Scott Stirrett on the CANZPS Certificate

Eleven years ago I visited Australia. It was the first major international trip that I had made with my family. While the trip occurred over what now seems like a lifetime ago, I can still remember going to a show at the Sydney Opera House, and swimming in the beauty of the Great Barrier Reef.

One of the things that struck me then and now is the inherent similarity between both Australia and my own native Canada. There is a reason why so many Canadians – such as my cousin – move to the country. Australia in some ways feels like a Canada, with much, much nicer weather.

Through taking the certificate in Australia, New Zealand, and Pacific Studies, I learned much more about the antipodean world – but also about my own Canadian identity. For instance, taking a class on New Zealand cinema resulted in me thinking much more about the complete lack of popular films made in Canada, with Canadian content.

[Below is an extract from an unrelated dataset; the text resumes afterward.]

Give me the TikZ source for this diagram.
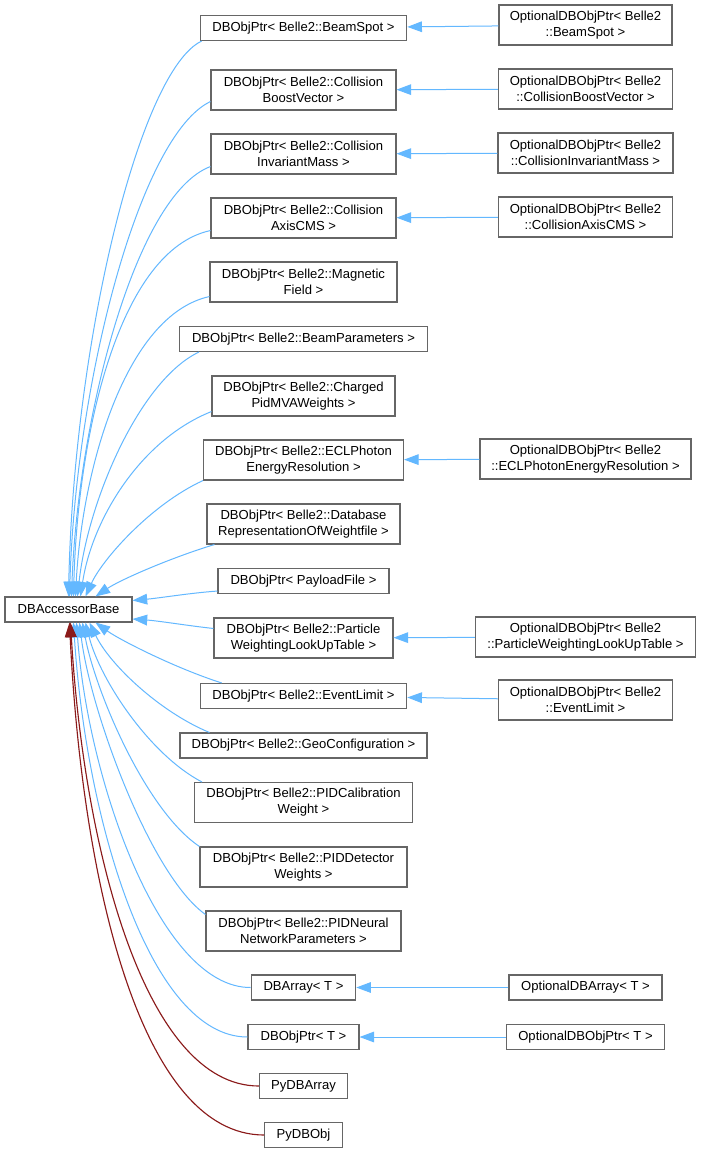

In focusing on a region, one does not just learn about the specifics of those countries’ cultures. One also gains new comparative lenses to assess other countries and regions. As Seymour Lipset wrote, “those who know only one country know no country.”

Australia, New Zealand, and the Pacific region are located in the increasing center of global geopolitics. With the rise of China and India, it is more important than ever to understand how the antipodean countries fit into the broader Asian region’s delicate political balance.

As part of the certificate, I did a thesis on the impact of the Australian mining industry on Sino-Australian relations. In this semester long research project, I dug into some of the complex issues surrounding the booming mineral trade with China – and the impact that this has on policy making.

Choosing to pursue the certificate program was one of the most academically rewarding decisions of mine at Georgetown. It taught me an enormous amount about a region that will only increase in its global geopolitical importance – as well as about my own Canadian identity.

Scott Stirrett, SFS class of 2013, completed the Certificate in Australian and New Zealand Studies.